Yo creo que la maldad que existe en nuestra sociedad se presenta porque dejamos que el corazón se llene de mentiras, odios, resentimientos, rencores y de todo aquello que experimentamos en nuestro interior y sabemos que no viene de Dios.
Muchas cosas no funcionan en la vida porque no ponemos todo el corazón en ello. Si fallamos es porque hacemos las cosas a medias y no nos involucramos completamente.
Mucha gente pasa necesidad no por escasez de recursos, sino porque a muchos les falta tener un corazón abierto y generoso. Por eso se dice que la caridad no es un mero movimiento de la mano, sino un acto del corazón.

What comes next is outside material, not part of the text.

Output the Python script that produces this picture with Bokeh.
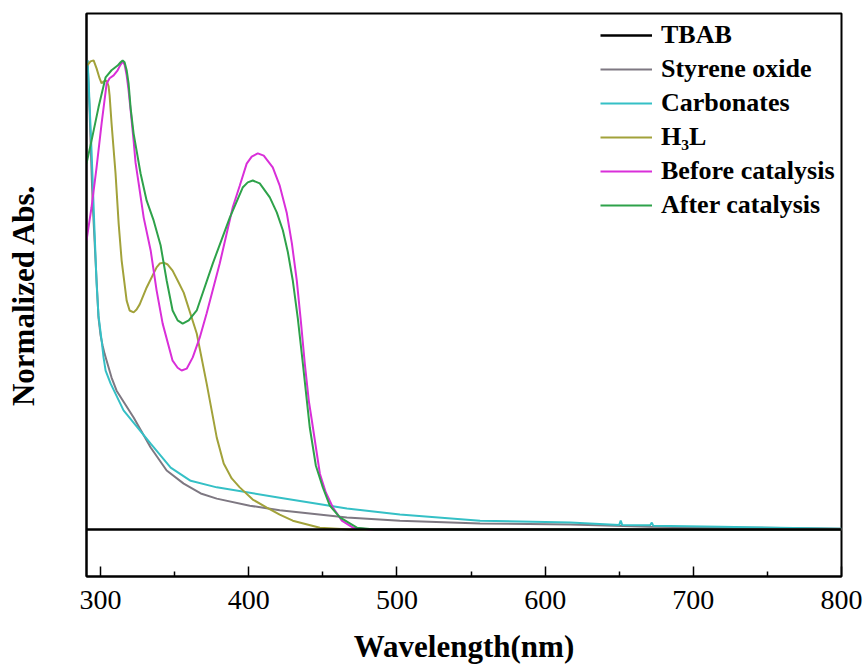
from bokeh.plotting import figure
from bokeh.models import Range1d, FixedTicker, Legend, LegendItem
from bokeh.embed import file_html
from bokeh.resources import INLINE

# ---- data (wavelength in nm, normalized absorbance) ----
wl_tbab = [290.5, 800.0]
ab_tbab = [0.0, 0.0]

wl_styrene = [291.2, 292.6, 293.2, 294.6, 296.6, 298.6, 300.0, 301.4, 302.7, 304.1,
              307.4, 310.8, 322.3, 333.8, 344.6, 356.1, 367.6, 378.4, 400.7, 420.9,
              466.2, 502.0, 556.1, 616.9, 670.9, 738.5, 800.0]
ab_styrene = [1.000, 0.893, 0.829, 0.701, 0.574, 0.452, 0.414, 0.392, 0.375, 0.360,
              0.324, 0.296, 0.239, 0.175, 0.126, 0.098, 0.077, 0.066, 0.051, 0.041,
              0.026, 0.019, 0.013, 0.011, 0.006, 0.004, 0.002]

wl_carb = [291.2, 291.9, 293.9, 295.9, 297.3, 298.6, 300.7, 302.0, 303.4, 306.8,
           315.5, 333.8, 347.3, 360.8, 378.4, 420.9, 466.2, 502.0, 556.1, 616.9,
           650.0, 651.0, 652.0, 670.9, 672.0, 673.0, 718.2, 800.0]
ab_carb = [1.000, 0.957, 0.808, 0.638, 0.525, 0.456, 0.403, 0.367, 0.339, 0.311,
           0.254, 0.183, 0.132, 0.104, 0.090, 0.068, 0.045, 0.032, 0.019, 0.015,
           0.010, 0.019, 0.010, 0.009, 0.015, 0.008, 0.006, 0.002]

wl_h3l = [291.2, 293.2, 295.3, 297.3, 299.3, 300.7, 302.0, 304.1, 305.4, 306.1,
          307.4, 310.1, 312.2, 314.2, 317.6, 319.6, 322.3, 324.3, 326.4, 331.1,
          337.8, 339.9, 342.6, 345.3, 348.6, 352.0, 356.1, 364.9, 371.6, 378.4,
          383.1, 388.5, 393.9, 402.7, 412.2, 420.9, 429.7, 448.0, 468.2, 800.0]
ab_h3l = [0.990, 0.998, 1.000, 0.983, 0.962, 0.951, 0.955, 0.957, 0.945, 0.925,
          0.866, 0.759, 0.652, 0.574, 0.488, 0.467, 0.463, 0.469, 0.480, 0.516,
          0.559, 0.567, 0.569, 0.565, 0.552, 0.531, 0.505, 0.418, 0.311, 0.196,
          0.141, 0.109, 0.090, 0.064, 0.047, 0.032, 0.019, 0.004, 0.000, 0.000]

wl_before = [290.5, 293.9, 297.3, 300.7, 304.1, 306.1, 308.8, 311.5, 313.5, 314.9,
             316.2, 317.6, 318.9, 320.3, 322.3, 323.6, 325.7, 329.1, 333.8, 337.8,
             341.9, 348.6, 352.0, 354.7, 358.1, 362.2, 366.9, 371.6, 380.4, 389.2,
             393.9, 398.6, 402.0, 406.1, 410.1, 416.2, 420.9, 425.7, 429.1, 432.4,
             435.1, 437.8, 440.5, 442.6, 448.0, 452.0, 456.8, 462.8, 470.3, 481.8,
             800.0]
ab_before = [0.616, 0.687, 0.772, 0.866, 0.951, 0.962, 0.968, 0.979, 0.991, 0.998,
             0.991, 0.968, 0.936, 0.893, 0.829, 0.782, 0.738, 0.665, 0.595, 0.510,
             0.439, 0.360, 0.345, 0.339, 0.343, 0.367, 0.409, 0.461, 0.567, 0.687,
             0.733, 0.780, 0.795, 0.802, 0.797, 0.772, 0.733, 0.674, 0.610, 0.531,
             0.446, 0.354, 0.275, 0.232, 0.119, 0.079, 0.047, 0.019, 0.004, 0.000,
             0.000]

wl_after = [290.5, 293.9, 298.6, 303.4, 307.4, 311.5, 313.5, 314.9, 316.2, 317.6,
            318.9, 320.3, 322.3, 327.0, 331.1, 335.8, 340.5, 344.6, 348.6, 352.0,
            355.4, 359.5, 364.9, 375.7, 387.2, 395.9, 399.3, 402.7, 407.4, 414.2,
            418.9, 423.0, 426.4, 429.7, 433.1, 436.5, 439.2, 441.2, 445.3, 450.0,
            454.7, 461.5, 473.0, 485.1, 800.0]
ab_after = [0.780, 0.829, 0.900, 0.964, 0.979, 0.989, 0.996, 1.000, 0.996, 0.979,
            0.951, 0.898, 0.844, 0.759, 0.701, 0.659, 0.606, 0.531, 0.467, 0.446,
            0.439, 0.446, 0.467, 0.567, 0.665, 0.729, 0.740, 0.744, 0.738, 0.708,
            0.676, 0.638, 0.591, 0.531, 0.450, 0.354, 0.275, 0.217, 0.136, 0.090,
            0.051, 0.026, 0.004, 0.000, 0.000]

x_ticks = [300, 400, 500, 600, 700, 800]
x_minor = [350, 450, 550, 650, 750]

SERIF = "Liberation Serif"

p = figure(width=867, height=666, output_backend="svg", toolbar_location=None,
           x_range=Range1d(290.5, 800), y_range=Range1d(-0.1, 1.1),
           min_border_left=86, min_border_right=26, min_border_top=13,
           min_border_bottom=90)
p.background_fill_color = "white"
p.border_fill_color = "white"
p.xgrid.visible = False
p.ygrid.visible = False
p.outline_line_color = "black"
p.outline_line_width = 2
p.outline_line_alpha = 1

r_sty = p.line(wl_styrene, ab_styrene, line_color="#7e7882", line_width=2)
r_carb = p.line(wl_carb, ab_carb, line_color="#35c0c6", line_width=2)
r_h3l = p.line(wl_h3l, ab_h3l, line_color="#a2a23a", line_width=2)
r_bef = p.line(wl_before, ab_before, line_color="#d92fd9", line_width=2)
r_aft = p.line(wl_after, ab_after, line_color="#2ea24a", line_width=2)
r_tbab = p.line(wl_tbab, ab_tbab, line_color="black", line_width=2.5)

xa = p.xaxis[0]
xa.ticker = FixedTicker(ticks=x_ticks, minor_ticks=x_minor)
xa.axis_line_width = 2
xa.major_tick_in = 10
xa.major_tick_out = 0
xa.minor_tick_in = 5
xa.minor_tick_out = 0
xa.major_tick_line_width = 1.5
xa.minor_tick_line_width = 1.5
xa.major_label_text_font = SERIF
xa.major_label_text_font_size = "28px"
xa.major_label_text_color = "black"
xa.major_label_standoff = 14
xa.axis_label = "Wavelength(nm)"
xa.axis_label_text_font = SERIF
xa.axis_label_text_font_style = "bold"
xa.axis_label_text_font_size = "31px"
xa.axis_label_text_color = "black"
xa.axis_label_standoff = 17

ya = p.yaxis[0]
ya.ticker = FixedTicker(ticks=[])
ya.axis_line_width = 2
ya.major_tick_in = 0
ya.major_tick_out = 0
ya.minor_tick_in = 0
ya.minor_tick_out = 0
ya.major_label_text_font_size = "0px"
ya.axis_label = "Normalized Abs."
ya.axis_label_text_font = SERIF
ya.axis_label_text_font_style = "bold"
ya.axis_label_text_font_size = "31px"
ya.axis_label_text_color = "black"
ya.axis_label_standoff = 46

legend = Legend(items=[
    LegendItem(label="TBAB", renderers=[r_tbab]),
    LegendItem(label="Styrene oxide", renderers=[r_sty]),
    LegendItem(label="Carbonates", renderers=[r_carb]),
    LegendItem(label="H\u2083L", renderers=[r_h3l]),
    LegendItem(label="Before catalysis", renderers=[r_bef]),
    LegendItem(label="After catalysis", renderers=[r_aft]),
], location=(514, 356))
legend.glyph_width = 52
legend.glyph_height = 24
legend.label_height = 24
legend.spacing = 4
legend.padding = 0
legend.margin = 0
legend.label_standoff = 9
legend.border_line_color = None
legend.background_fill_alpha = 0
legend.label_text_font = SERIF
legend.label_text_font_style = "bold"
legend.label_text_font_size = "26px"
legend.label_text_color = "black"
p.add_layout(legend)

open("out.html", "w").write(file_html(p, INLINE))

Dios, al crearnos, nos dio un corazón para llevar la sangre a todo el cuerpo, pero sobre todo le otorgó una especie de cualidad espiritual, para que sea capaz de reaccionar a emociones y circunstancias donde el amor, que brota del interior, se transforme en todo el bien que podemos hacer a los demás.
En lo personal, de las bienaventuranzas que aparecen en el capítulo 5 de san Mateo, la que me inspira y me conmueve es aquella que dice: “Bienaventurados los limpios de corazón, porque ellos verán a Dios”.
Es por esto que tenemos la grave y hermosa responsabilidad de cuidar nuestro corazón y no dejar que se contamine por el hedonismo, la mentira, la ira, los malos deseos y toda clase de pasiones desordenadas.
Dios nos ha dado un corazón limpio y puro, pero a la vez, siempre expuesto a contaminarse con la presencia del mal. Por tanto, nuestra lucha consistirá en conservarlo, así como el Señor nos lo ha dado.
Para pedirle al Señor que nos conceda la pureza del corazón pídele a Jesús así: “Señor, dame un nuevo corazón capaz de amarte ante todo y por sobre todas las cosas” o también: “Señor, dame un corazón que sea solamente para Ti”.
Así, amando con un corazón puro seremos capaces de ver a Dios y de ver como Él ve, para hacer las cosas como Él lo quiere.
Recordemos que antes de haber puesto nuestra mano en el corazón para entregarle a Dios, Él ya puso su mano en el suyo, para que disfrutemos de su infinito amor y misericordia. No tengamos miedo y atrevámonos a decir con una profunda confianza:
Sagrado Corazón de Jesús: En Ti confío.